In the heart of New York City, a watershed moment for protecting users against unfettered government surveillance is unfolding at the sixth session of negotiations to formulate the UN Cybercrime Convention. Delegates from Member States have convened at UN Headquarters for talks this week and next that will shape the digital and fair trial rights of billions. EFF and our allies will be actively engaged throughout the talks, participating in lobbying efforts and delivering presentations. Despite repeated civil society objections, the zero draft of the Convention is looking less like a cybercrime treaty and more like an expansive global surveillance pact.
Over the next 10 days, more than 145 representatives of Member States of the United Nations will invest 60 hours in deliberations, aiming for consensus on most provisions. Focused parallel meetings, coined “informals,” will tackle the most contentious issues. These meetings are often closed to civil society and other multi-stakeholders, sidestepping important input from human and digital rights defenders about crucial interpretations of the draft treaty text.

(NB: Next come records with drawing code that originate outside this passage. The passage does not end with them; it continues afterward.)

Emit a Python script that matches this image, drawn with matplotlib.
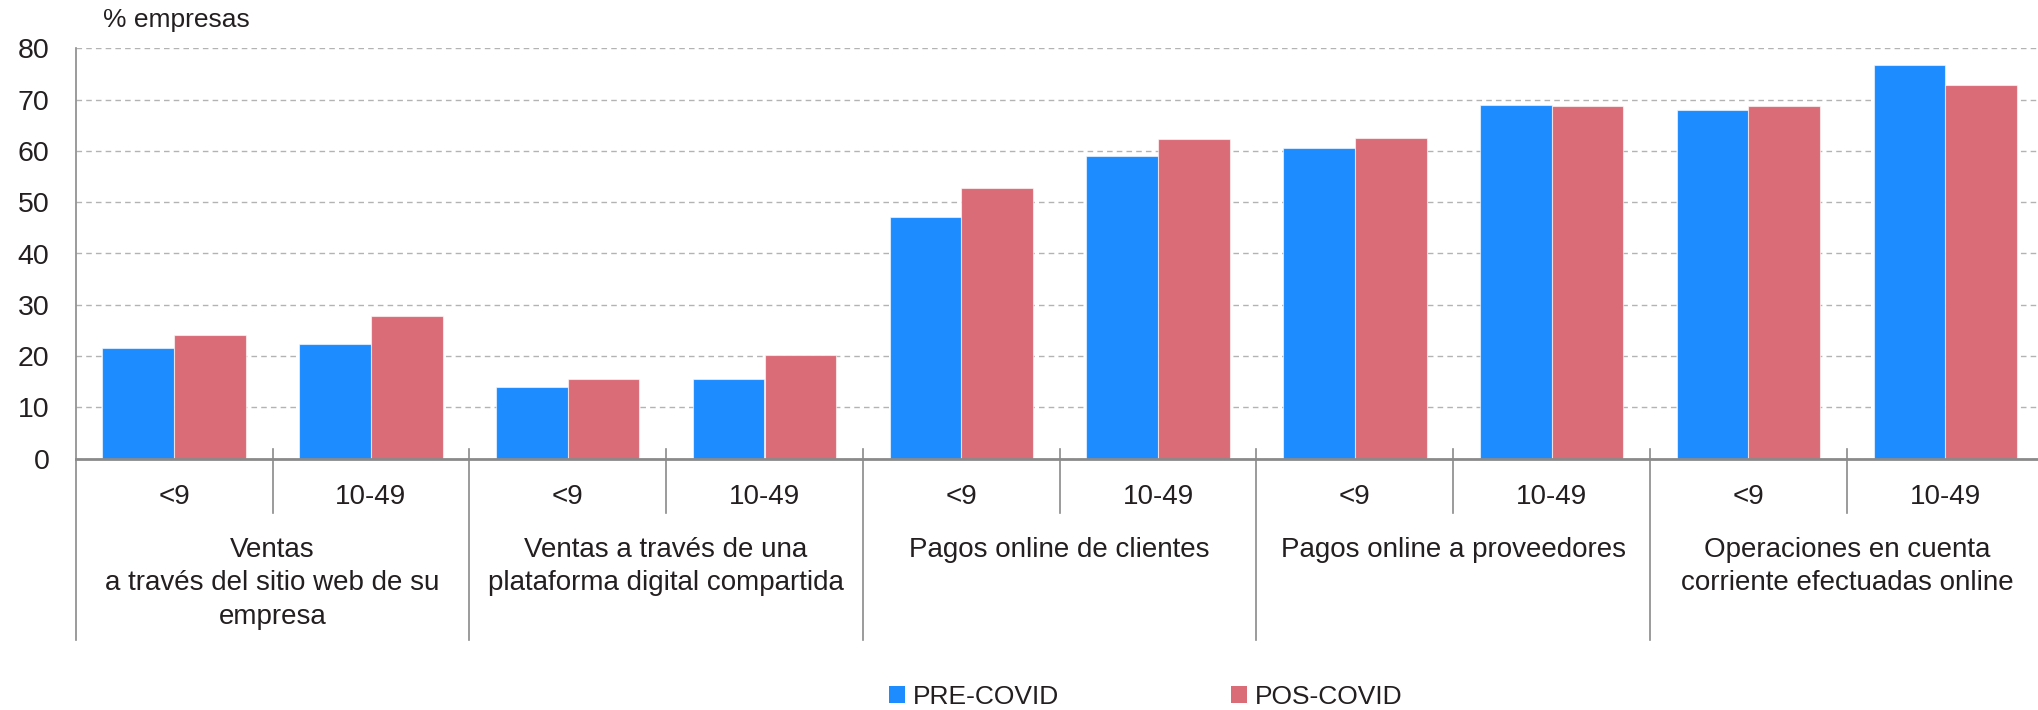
import matplotlib
matplotlib.use('Agg')
import matplotlib.pyplot as plt
from matplotlib.patches import Patch
from matplotlib.lines import Line2D
import matplotlib.transforms as mtransforms

# ---- data ----
groups = ["Ventas\na través del sitio web de su\nempresa",
          "Ventas a través de una\nplataforma digital compartida",
          "Pagos online de clientes",
          "Pagos online a proveedores",
          "Operaciones en cuenta\ncorriente efectuadas online"]
sizes = ["<9", "10-49"]
pre_covid = [21.6, 22.3, 14.0, 15.5, 47.2, 59.0, 60.6, 68.9, 68.0, 76.7]
pos_covid = [24.2, 27.8, 15.5, 20.2, 52.7, 62.3, 62.6, 68.7, 68.7, 72.8]
series_names = ["PRE-COVID", "POS-COVID"]
yticks = [0, 10, 20, 30, 40, 50, 60, 70, 80]
y_title = "% empresas"

# ---- style ----
BLUE = '#1c8cff'
RED = '#da6c78'
TXT = '#231f20'
GREY = '#8a8a8a'
plt.rcParams['font.family'] = ['Liberation Sans', 'DejaVu Sans']

W, H = 2038, 710
fig = plt.figure(figsize=(W / 100, H / 100), dpi=100)
ax_left, ax_bottom_px, ax_top_px, cat_w = 75.7, 458.7, 48.3, 196.8
ax_h = ax_bottom_px - ax_top_px
ax = fig.add_axes([ax_left / W, 1 - ax_bottom_px / H, 10 * cat_w / W, ax_h / H])

n = len(pre_covid)
xs = list(range(n))
bw = 0.364
ax.bar([x - bw / 2 for x in xs], pre_covid, width=bw, color=BLUE,
       edgecolor=(1, 1, 1, 0.6), linewidth=0.8, zorder=3)
ax.bar([x + bw / 2 for x in xs], pos_covid, width=bw, color=RED,
       edgecolor=(1, 1, 1, 0.6), linewidth=0.8, zorder=3)

ax.set_xlim(-0.5, n - 0.5)
ax.set_ylim(0, 80)
ax.set_yticks(yticks)
ax.set_yticklabels([str(v) for v in yticks], fontsize=20.5, color=TXT)
ax.tick_params(axis='y', length=0, pad=19)
ax.set_xticks([])
ax.yaxis.grid(True, linestyle=(0, (4, 3)), color='#b3b3b3', linewidth=1)
ax.set_axisbelow(True)
for s in ['top', 'right']:
    ax.spines[s].set_visible(False)
ax.spines['left'].set_color(GREY)
ax.spines['left'].set_linewidth(1.2)
ax.spines['bottom'].set_color(GREY)
ax.spines['bottom'].set_linewidth(2)
ax.spines['bottom'].set_zorder(4)

trans = mtransforms.blended_transform_factory(ax.transData, ax.transAxes)
def fy(px):
    # pixel row (from top) -> axes fraction
    return (ax_bottom_px - px) / ax_h

# left spine extension
ax.add_line(Line2D([-0.5, -0.5], [0, fy(640)], transform=trans, color=GREY,
                   lw=1.2, clip_on=False))
# separators
for k in range(1, n):
    bottom = fy(513) if k % 2 == 1 else fy(640)
    ax.add_line(Line2D([k - 0.5, k - 0.5], [fy(449), bottom], transform=trans,
                       color=GREY, lw=1.2, clip_on=False))

# subcategory labels
for i in range(n):
    ax.text(i, fy(497), sizes[i % 2], transform=trans, ha='center', va='center',
            fontsize=20, color=TXT)
# group labels
for g, name in enumerate(groups):
    ax.text(2 * g + 0.5, fy(537), name, transform=trans, ha='center', va='top',
            fontsize=20, color=TXT, linespacing=1.37)

fig.text(103 / W, 1 - 20 / H, y_title, ha='left', va='center', fontsize=19, color=TXT)

# legend
for name, col, xpx in [(series_names[0], BLUE, 889), (series_names[1], RED, 1231)]:
    fig.legend(handles=[Patch(facecolor=col, edgecolor='none', label=name)],
               loc='center left', bbox_to_anchor=(xpx / W, 1 - 697 / H),
               frameon=False, fontsize=19, borderpad=0, borderaxespad=0,
               handlelength=0.6, handleheight=0.6, handletextpad=0.3,
               labelcolor=TXT)

fig.savefig('out.png', dpi=100)
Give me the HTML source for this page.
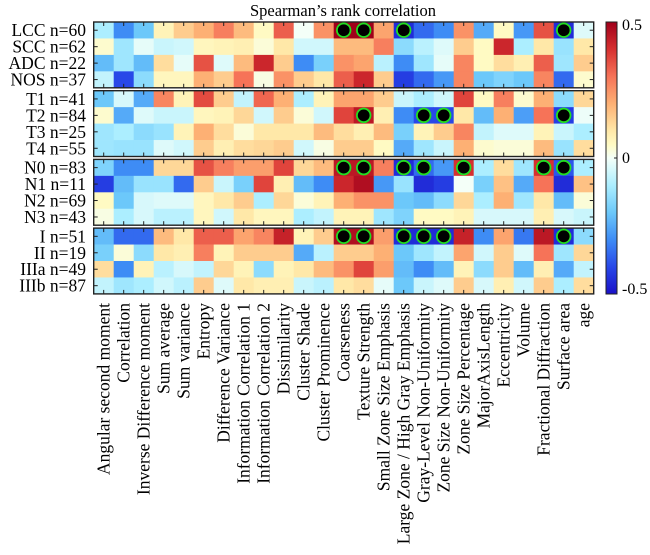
<!DOCTYPE html>
<html><head><meta charset="utf-8">
<style>
html,body{margin:0;padding:0;background:#fff;}
svg{display:block;font-family:"Liberation Serif",serif;}
</style></head>
<body>
<svg id="chart" width="650" height="555" viewBox="0 0 650 555"></svg>
<script>
const rowLabels=["LCC n=60","SCC n=62","ADC n=22","NOS n=37","T1 n=41","T2 n=84","T3 n=25","T4 n=55","N0 n=83","N1 n=11","N2 n=69","N3 n=43","I n=51","II n=19","IIIa n=49","IIIb n=87"];
const colLabels=["Angular second moment","Correlation","Inverse Difference moment","Sum average","Sum variance","Entropy","Difference Variance","Information Correlation 1","Information Correlation 2","Dissimilarity","Cluster Shade","Cluster Prominence","Coarseness","Texture Strength","Small Zone Size Emphasis","Large Zone / High Gray Emphasis","Gray-Level Non-Uniformity","Zone Size Non-Uniformity","Zone Size Percentage","MajorAxisLength","Eccentricity","Volume","Fractional Diffraction","Surface area","age"];
const values=[
[-0.1,-0.3,-0.2,0.07,0.15,0.2,0.28,0.18,0.05,0.33,0.0,0.25,0.5,0.5,0.22,-0.45,-0.35,-0.3,0.25,-0.25,0.05,-0.28,0.35,-0.45,-0.03],
[0.04,-0.12,-0.02,-0.06,-0.05,0.06,0.07,0.08,0.03,0.1,-0.05,-0.05,0.18,0.18,0.28,-0.15,-0.08,-0.03,0.15,0.05,0.42,-0.1,0.1,-0.13,0.1],
[-0.22,-0.12,-0.22,0.12,-0.02,0.35,-0.03,0.18,0.42,0.15,-0.3,-0.18,0.25,0.22,-0.08,-0.3,-0.12,-0.02,0.27,0.05,0.12,0.08,0.33,-0.12,0.15],
[-0.07,-0.4,-0.15,0.06,0.06,0.2,0.15,0.3,0.02,0.25,0.15,0.1,0.33,0.42,0.15,-0.42,-0.35,-0.28,0.27,-0.2,-0.17,-0.2,0.27,-0.35,0.04],
[-0.2,-0.04,-0.25,0.27,0.07,0.36,0.15,-0.07,0.32,0.2,-0.1,0.07,0.22,0.22,0.15,-0.06,-0.1,-0.05,0.37,0.05,0.28,0.04,0.2,-0.15,0.13],
[0.04,-0.25,-0.03,-0.06,-0.06,0.06,0.07,0.13,-0.05,0.15,0.03,-0.05,0.37,0.45,0.08,-0.3,-0.4,-0.4,0.1,-0.22,0.2,-0.27,0.3,-0.42,-0.01],
[-0.12,-0.1,-0.15,-0.13,0.07,0.2,0.12,0.03,0.1,0.1,0.1,0.18,0.12,0.08,0.18,-0.18,0.07,0.15,0.27,-0.07,-0.03,-0.03,0.07,-0.06,-0.1],
[-0.12,-0.13,-0.13,-0.03,-0.05,0.15,0.08,0.12,0.13,0.15,-0.05,0.02,0.15,0.15,0.05,-0.25,-0.12,-0.06,0.2,0.04,0.03,0.03,0.18,-0.13,0.12],
[-0.17,-0.3,-0.3,0.13,0.13,0.35,0.28,0.23,0.23,0.37,0.13,0.18,0.45,0.45,0.28,-0.45,-0.35,-0.28,0.4,-0.1,0.12,-0.12,0.4,-0.38,-0.1],
[-0.42,-0.22,-0.13,-0.13,-0.35,0.15,-0.06,-0.18,0.37,0.08,-0.22,-0.3,0.42,0.47,-0.28,-0.13,-0.45,-0.42,0.0,-0.18,0.17,-0.25,0.3,-0.45,0.17],
[0.05,-0.2,-0.04,-0.03,-0.03,0.06,0.1,0.15,-0.1,0.13,0.03,0.07,0.2,0.25,0.25,-0.2,-0.22,-0.15,0.13,-0.1,0.2,-0.12,0.1,-0.22,0.03],
[0.02,-0.1,-0.04,-0.08,-0.08,0.06,-0.05,0.1,0.06,0.06,-0.1,-0.07,0.07,0.07,-0.12,-0.17,0.05,0.05,0.07,-0.04,-0.04,-0.04,0.08,-0.04,-0.06],
[-0.22,-0.35,-0.35,0.18,0.1,0.33,0.33,0.22,0.27,0.43,0.07,0.15,0.47,0.47,0.23,-0.45,-0.45,-0.45,0.43,-0.3,0.22,-0.33,0.45,-0.45,-0.15],
[-0.18,0.03,-0.15,0.1,0.08,0.28,0.07,0.15,0.15,0.15,-0.25,-0.08,0.15,0.15,0.2,-0.2,-0.12,-0.07,0.22,-0.05,0.15,-0.03,0.3,-0.12,0.13],
[0.12,-0.3,0.07,-0.08,-0.04,-0.07,0.13,0.07,-0.15,0.07,0.1,0.18,0.25,0.37,0.23,-0.22,-0.3,-0.22,0.07,-0.15,0.15,-0.22,0.08,-0.25,-0.07],
[-0.07,-0.12,-0.1,-0.05,-0.08,0.15,-0.03,0.1,0.08,0.08,-0.06,-0.08,0.1,0.12,-0.02,-0.2,-0.06,-0.03,0.15,-0.04,0.08,-0.05,0.15,-0.1,0.12]
];
const sigRowIdx=[0,0,0,0,5,5,5,5,8,8,8,8,8,8,8,12,12,12,12,12,12];
const sigColIdx=[12,13,15,23,13,16,17,23,12,13,15,16,18,22,23,12,13,15,16,17,23];
const cbTicks=[0.5,0,-0.5];
const cbTickLabels=["0.5","0","-0.5"];

const NS="http://www.w3.org/2000/svg";
const svg=document.getElementById('chart');
const X0=93.7, CW=20, PT=[22,90.7,159.4,228.1], PH=65.8, RH=PH/4;
function xCol(c){return X0+c*CW;}
function yRow(r){return PT[Math.floor(r/4)]+(r%4)*RH;}
const stops=[[-0.5,[26,16,200]],[-0.4,[40,72,232]],[-0.3,[62,140,245]],[-0.2,[108,200,250]],[-0.1,[172,238,255]],[0,[244,255,248]],[0.05,[255,250,195]],[0.1,[255,232,168]],[0.2,[253,176,116]],[0.3,[246,115,88]],[0.4,[214,48,48]],[0.5,[160,0,26]]];
function color(v){v=Math.max(-0.5,Math.min(0.5,v));for(let i=1;i<stops.length;i++){if(v<=stops[i][0]){const a=stops[i-1],b=stops[i];const t=(v-a[0])/(b[0]-a[0]);const c=a[1].map((x,k)=>Math.round(x+(b[1][k]-x)*t));return `rgb(${c[0]},${c[1]},${c[2]})`;}}return 'rgb(160,0,26)';}
function el(tag,attrs,parent){const e=document.createElementNS(NS,tag);for(const k in attrs)e.setAttribute(k,attrs[k]);(parent||svg).appendChild(e);return e;}

const title=el('text',{x:343,y:16,'text-anchor':'middle','font-size':16.5});
title.textContent="Spearman\u2019s rank correlation";



for(let r=0;r<values.length;r++){
  for(let c=0;c<values[r].length;c++){
    const rc=el('rect',{x:xCol(c),y:yRow(r),width:CW+0.3,height:RH+0.3,fill:color(values[r][c])});
    
    
  }
  const t=el('text',{x:86,y:yRow(r)+RH/2+6,'text-anchor':'end','font-size':17.5});
  t.textContent=rowLabels[r];
  
  
}
const W=colLabels.length*CW;
for(let p=0;p<4;p++){
  const b=el('rect',{x:X0,y:PT[p],width:W,height:PH,fill:'none',stroke:'#222','stroke-width':1.4});
  
  
  for(let c=0;c<colLabels.length;c++){
    const cx=xCol(c)+CW/2;
    el('line',{x1:cx,x2:cx,y1:PT[p],y2:PT[p]+4,stroke:'#222','stroke-width':1});
    el('line',{x1:cx,x2:cx,y1:PT[p]+PH,y2:PT[p]+PH-4,stroke:'#222','stroke-width':1});
  }
  for(let k=0;k<4;k++){
    const cy=PT[p]+k*RH+RH/2;
    el('line',{x1:X0,x2:X0+4,y1:cy,y2:cy,stroke:'#222','stroke-width':1});
    el('line',{x1:X0+W,x2:X0+W-4,y1:cy,y2:cy,stroke:'#222','stroke-width':1});
  }
}
for(let i=0;i<sigRowIdx.length;i++){
  const m=el('circle',{cx:xCol(sigColIdx[i])+CW/2,cy:yRow(sigRowIdx[i])+RH/2,r:6.8,fill:'#000',stroke:'#22dd22','stroke-width':1.8});
  
  
}
for(let c=0;c<colLabels.length;c++){
  const cx=xCol(c)+CW/2+6;
  const t=el('text',{x:cx,y:303,'text-anchor':'end','font-size':17.5,transform:`rotate(-90 ${cx} 303)`});
  t.textContent=colLabels[c];
  
  
}
const CBX=606,CBW=11,CBT=22,CBB=294;
const defs=el('defs',{});
const g=el('linearGradient',{id:'cbg',x1:0,y1:0,x2:0,y2:1},defs);
for(let i=0;i<=40;i++){const v=0.5-i/40;el('stop',{offset:(i/40),'stop-color':color(v)},g);}
const cb=el('rect',{x:CBX,y:CBT,width:CBW,height:CBB-CBT,fill:'url(#cbg)',stroke:'#222','stroke-width':1});


function yCb(v){return CBT+(0.5-v)*(CBB-CBT);}
for(let i=0;i<cbTicks.length;i++){
  const y=yCb(cbTicks[i]);
  el('line',{x1:CBX+CBW,x2:CBX+CBW-3,y1:y,y2:y,stroke:'#222'});
  const t=el('text',{x:622,y:Math.min(Math.max(y+5,CBT+8),CBB),'font-size':16});
  t.textContent=cbTickLabels[i];
  
  
}
</script>
</body></html>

The outcome of these discussions could potentially shape the most controversial treaty powers and definitions, underscoring the urgency for multi-stakeholder observation. It is critical that states allow external observers to participate in these informals over the next two weeks.
The following articles in the zero draft, released in June, are the focus of our main concerns about Chapter V, which deals with cross border surveillance and the extent to which Member States must assist each other and collaborate in surveillance on each other’s behalf. We will also deal with other articles (24 and 17) in the proposed treaty as they are relevant to the international cooperation on surveillance chapter.
Article 24: Conditions and safeguards should be consistently applied throughout the international cooperation chapter. An earlier draft recognized the importance of conditions and safeguards across both criminal procedural measures and international cooperation chapters. While Article 24, which requires human rights safeguards such as respect for the principle of proportionality and the need for judicial review, could be bolstered, it’s an important provision. But the zero draft curiously restricts the scope of Article 24 to just criminal procedural measures, meaning that international cooperation is not subject to its important conditions and safeguards at all. Article 36, which deals with protection of personal data, imposes some additional restrictions on the processing of personal data, but does not include these central requirements.